◆ Recorded information ◆

■ ■ ■ ■

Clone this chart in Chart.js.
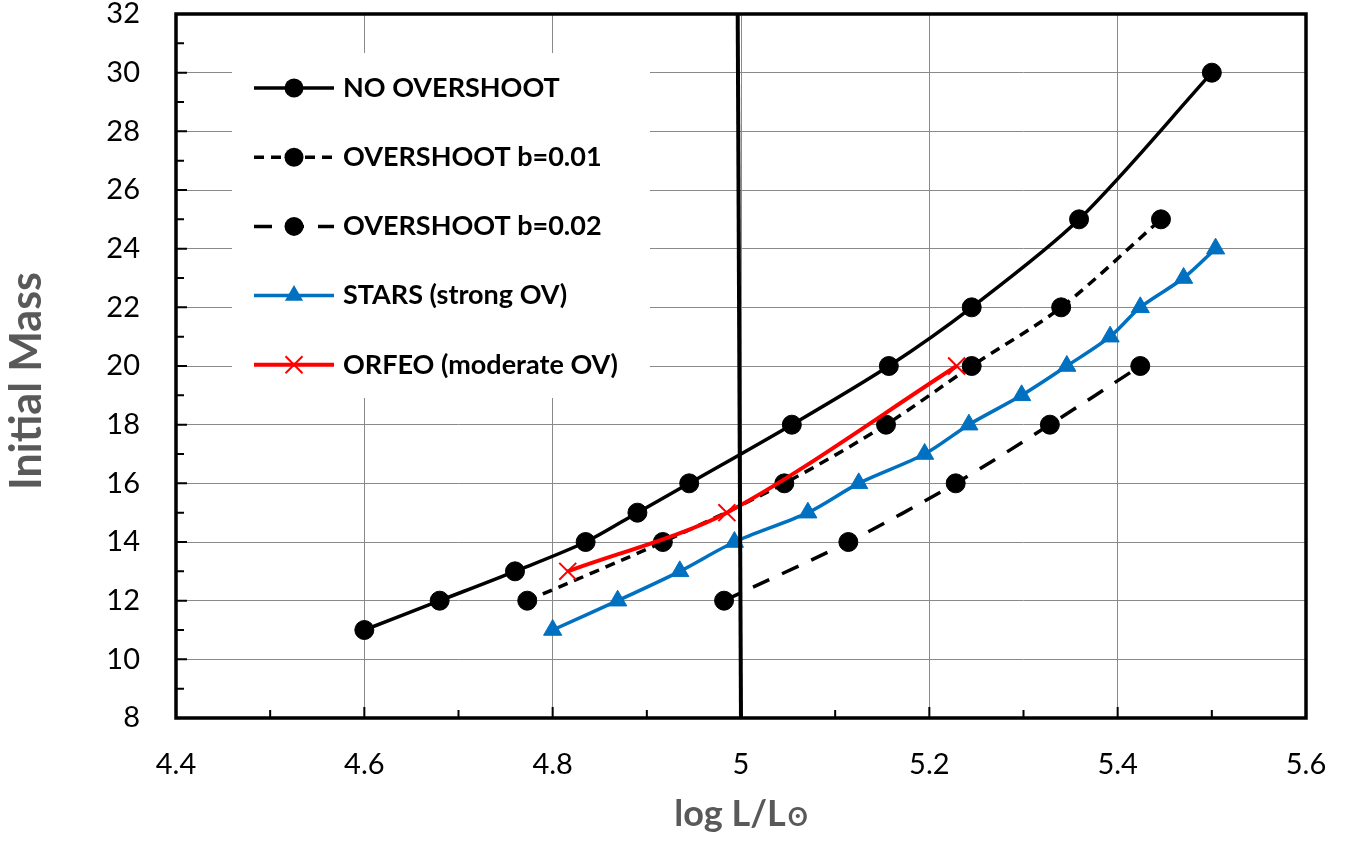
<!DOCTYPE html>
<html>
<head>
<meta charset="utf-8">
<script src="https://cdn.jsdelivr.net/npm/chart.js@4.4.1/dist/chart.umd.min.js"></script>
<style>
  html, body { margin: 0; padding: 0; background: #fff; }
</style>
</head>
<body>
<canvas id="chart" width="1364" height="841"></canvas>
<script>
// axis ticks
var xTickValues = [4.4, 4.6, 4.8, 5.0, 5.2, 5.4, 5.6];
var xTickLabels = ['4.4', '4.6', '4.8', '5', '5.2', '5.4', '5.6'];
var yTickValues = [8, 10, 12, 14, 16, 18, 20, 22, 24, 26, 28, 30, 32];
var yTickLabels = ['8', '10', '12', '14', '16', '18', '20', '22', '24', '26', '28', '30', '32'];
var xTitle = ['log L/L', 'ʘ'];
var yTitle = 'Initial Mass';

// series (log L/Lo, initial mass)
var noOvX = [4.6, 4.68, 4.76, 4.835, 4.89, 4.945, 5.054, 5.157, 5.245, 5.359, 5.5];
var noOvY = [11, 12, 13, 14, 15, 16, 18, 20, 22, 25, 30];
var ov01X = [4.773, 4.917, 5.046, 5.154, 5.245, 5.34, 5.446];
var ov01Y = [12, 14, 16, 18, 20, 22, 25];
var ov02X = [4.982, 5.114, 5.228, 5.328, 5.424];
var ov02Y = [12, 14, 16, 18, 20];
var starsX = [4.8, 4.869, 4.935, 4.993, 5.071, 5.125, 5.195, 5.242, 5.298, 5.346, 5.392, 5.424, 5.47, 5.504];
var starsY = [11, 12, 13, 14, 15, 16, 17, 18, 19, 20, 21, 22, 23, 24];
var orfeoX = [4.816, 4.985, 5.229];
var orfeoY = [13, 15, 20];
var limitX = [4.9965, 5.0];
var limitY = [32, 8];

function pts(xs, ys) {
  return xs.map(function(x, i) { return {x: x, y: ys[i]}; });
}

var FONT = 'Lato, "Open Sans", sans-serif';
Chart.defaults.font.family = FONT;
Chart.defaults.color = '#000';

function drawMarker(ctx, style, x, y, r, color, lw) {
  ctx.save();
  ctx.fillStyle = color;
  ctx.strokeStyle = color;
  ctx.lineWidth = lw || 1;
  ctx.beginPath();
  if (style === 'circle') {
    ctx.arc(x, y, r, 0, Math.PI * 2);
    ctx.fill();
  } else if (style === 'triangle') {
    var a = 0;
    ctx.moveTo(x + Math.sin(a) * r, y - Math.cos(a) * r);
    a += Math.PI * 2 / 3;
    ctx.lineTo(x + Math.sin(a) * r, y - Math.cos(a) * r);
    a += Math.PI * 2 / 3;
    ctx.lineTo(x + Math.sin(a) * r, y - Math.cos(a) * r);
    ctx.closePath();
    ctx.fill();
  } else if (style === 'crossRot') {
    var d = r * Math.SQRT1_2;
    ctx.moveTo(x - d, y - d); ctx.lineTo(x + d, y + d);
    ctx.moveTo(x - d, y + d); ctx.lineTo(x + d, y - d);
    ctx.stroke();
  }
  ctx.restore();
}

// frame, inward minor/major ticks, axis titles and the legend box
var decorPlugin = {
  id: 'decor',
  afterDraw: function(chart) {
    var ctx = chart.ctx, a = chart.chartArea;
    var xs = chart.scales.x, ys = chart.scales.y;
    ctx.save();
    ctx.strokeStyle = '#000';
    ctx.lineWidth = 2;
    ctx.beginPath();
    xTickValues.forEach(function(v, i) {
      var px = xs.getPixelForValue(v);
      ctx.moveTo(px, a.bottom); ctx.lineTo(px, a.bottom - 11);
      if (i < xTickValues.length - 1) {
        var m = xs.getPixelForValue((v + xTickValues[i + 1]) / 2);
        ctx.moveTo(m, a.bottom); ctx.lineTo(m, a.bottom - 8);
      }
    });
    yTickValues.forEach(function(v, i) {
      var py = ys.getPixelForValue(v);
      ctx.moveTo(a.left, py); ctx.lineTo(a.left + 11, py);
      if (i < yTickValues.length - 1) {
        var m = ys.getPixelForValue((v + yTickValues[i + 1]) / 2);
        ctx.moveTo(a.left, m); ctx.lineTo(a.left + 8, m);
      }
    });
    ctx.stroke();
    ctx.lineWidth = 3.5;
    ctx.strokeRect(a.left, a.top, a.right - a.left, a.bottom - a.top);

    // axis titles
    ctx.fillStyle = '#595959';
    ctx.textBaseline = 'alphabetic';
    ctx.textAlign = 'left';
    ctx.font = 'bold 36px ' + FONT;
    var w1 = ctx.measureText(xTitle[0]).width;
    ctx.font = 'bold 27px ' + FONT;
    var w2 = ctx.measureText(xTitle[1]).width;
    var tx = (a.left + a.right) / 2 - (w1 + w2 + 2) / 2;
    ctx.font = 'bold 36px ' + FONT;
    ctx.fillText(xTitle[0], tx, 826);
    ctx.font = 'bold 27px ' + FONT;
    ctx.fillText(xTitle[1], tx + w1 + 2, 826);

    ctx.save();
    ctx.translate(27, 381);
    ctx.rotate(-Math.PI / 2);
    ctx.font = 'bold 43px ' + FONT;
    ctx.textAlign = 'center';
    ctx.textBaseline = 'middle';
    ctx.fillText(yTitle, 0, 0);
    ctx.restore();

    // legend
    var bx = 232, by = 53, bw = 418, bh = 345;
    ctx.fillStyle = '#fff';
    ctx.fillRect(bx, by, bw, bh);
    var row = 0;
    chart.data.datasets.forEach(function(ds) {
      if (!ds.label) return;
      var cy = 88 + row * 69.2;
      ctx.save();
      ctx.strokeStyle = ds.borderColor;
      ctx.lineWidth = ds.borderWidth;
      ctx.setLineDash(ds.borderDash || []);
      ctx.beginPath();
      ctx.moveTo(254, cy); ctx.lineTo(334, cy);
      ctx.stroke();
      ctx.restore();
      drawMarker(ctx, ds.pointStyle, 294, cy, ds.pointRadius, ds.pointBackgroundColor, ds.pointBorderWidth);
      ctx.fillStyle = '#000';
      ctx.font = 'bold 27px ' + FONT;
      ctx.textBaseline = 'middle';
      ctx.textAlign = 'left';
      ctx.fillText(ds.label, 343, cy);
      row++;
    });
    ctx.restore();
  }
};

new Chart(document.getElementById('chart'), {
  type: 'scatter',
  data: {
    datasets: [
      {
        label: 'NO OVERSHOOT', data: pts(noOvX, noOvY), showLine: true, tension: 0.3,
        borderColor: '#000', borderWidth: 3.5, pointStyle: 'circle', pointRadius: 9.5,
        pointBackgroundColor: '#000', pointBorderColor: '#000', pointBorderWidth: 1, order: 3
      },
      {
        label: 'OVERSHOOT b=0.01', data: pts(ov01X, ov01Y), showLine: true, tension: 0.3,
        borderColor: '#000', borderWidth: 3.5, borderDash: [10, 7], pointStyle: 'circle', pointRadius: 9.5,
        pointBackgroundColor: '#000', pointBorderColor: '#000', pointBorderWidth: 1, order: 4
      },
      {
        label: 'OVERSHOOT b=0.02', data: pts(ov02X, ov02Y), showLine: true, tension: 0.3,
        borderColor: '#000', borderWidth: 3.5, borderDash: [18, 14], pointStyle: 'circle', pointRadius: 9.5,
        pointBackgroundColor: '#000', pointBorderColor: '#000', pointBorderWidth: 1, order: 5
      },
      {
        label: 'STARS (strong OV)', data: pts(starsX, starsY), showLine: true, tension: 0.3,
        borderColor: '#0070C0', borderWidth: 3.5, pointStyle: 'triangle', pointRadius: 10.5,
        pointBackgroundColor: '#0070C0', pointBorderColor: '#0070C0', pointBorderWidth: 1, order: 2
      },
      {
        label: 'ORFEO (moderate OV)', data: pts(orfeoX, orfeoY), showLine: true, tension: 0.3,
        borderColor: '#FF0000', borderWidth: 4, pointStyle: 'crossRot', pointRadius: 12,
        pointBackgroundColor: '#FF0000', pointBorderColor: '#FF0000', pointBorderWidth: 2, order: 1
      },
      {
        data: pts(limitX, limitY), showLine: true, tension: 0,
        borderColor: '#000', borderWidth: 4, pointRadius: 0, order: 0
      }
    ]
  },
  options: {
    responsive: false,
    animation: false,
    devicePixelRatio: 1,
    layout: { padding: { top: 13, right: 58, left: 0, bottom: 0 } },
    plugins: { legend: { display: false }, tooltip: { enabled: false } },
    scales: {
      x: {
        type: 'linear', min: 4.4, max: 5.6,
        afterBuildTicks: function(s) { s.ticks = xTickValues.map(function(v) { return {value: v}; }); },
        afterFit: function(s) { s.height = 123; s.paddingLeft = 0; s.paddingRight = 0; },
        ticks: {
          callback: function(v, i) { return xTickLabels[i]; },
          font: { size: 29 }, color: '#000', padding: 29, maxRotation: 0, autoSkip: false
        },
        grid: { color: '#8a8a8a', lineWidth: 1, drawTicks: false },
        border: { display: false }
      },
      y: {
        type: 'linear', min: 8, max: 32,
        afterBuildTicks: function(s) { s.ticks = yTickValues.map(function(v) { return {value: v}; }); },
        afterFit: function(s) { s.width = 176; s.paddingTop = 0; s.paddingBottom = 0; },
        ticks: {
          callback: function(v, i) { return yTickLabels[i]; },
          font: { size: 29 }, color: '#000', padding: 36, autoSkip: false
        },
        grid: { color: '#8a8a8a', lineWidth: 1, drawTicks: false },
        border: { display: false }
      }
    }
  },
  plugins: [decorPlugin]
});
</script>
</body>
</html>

■ ■ ■ ■

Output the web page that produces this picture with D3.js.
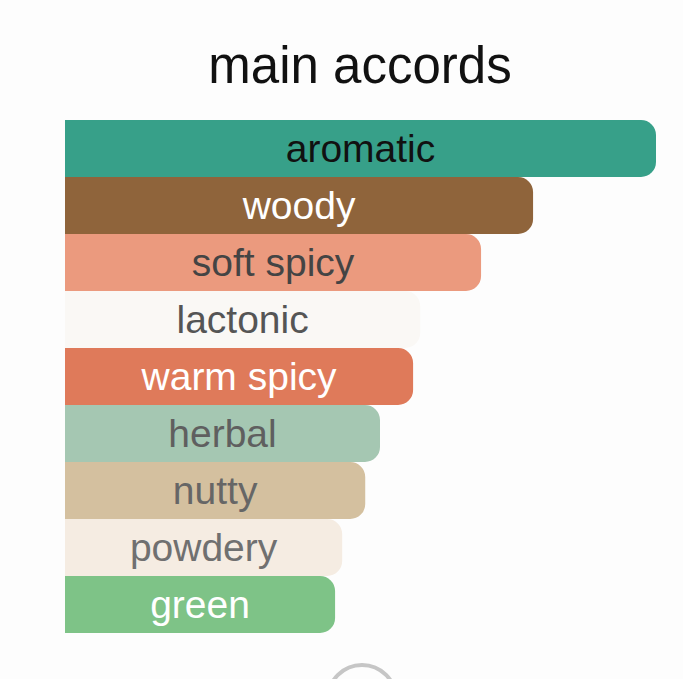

■ ■ ■ ■

◆ Task objective ◆
Copy each line above that contains the string "this".

◆ Written answer ◆
Clone this chart in Chart.js.
Output the web page that produces this picture with D3.js.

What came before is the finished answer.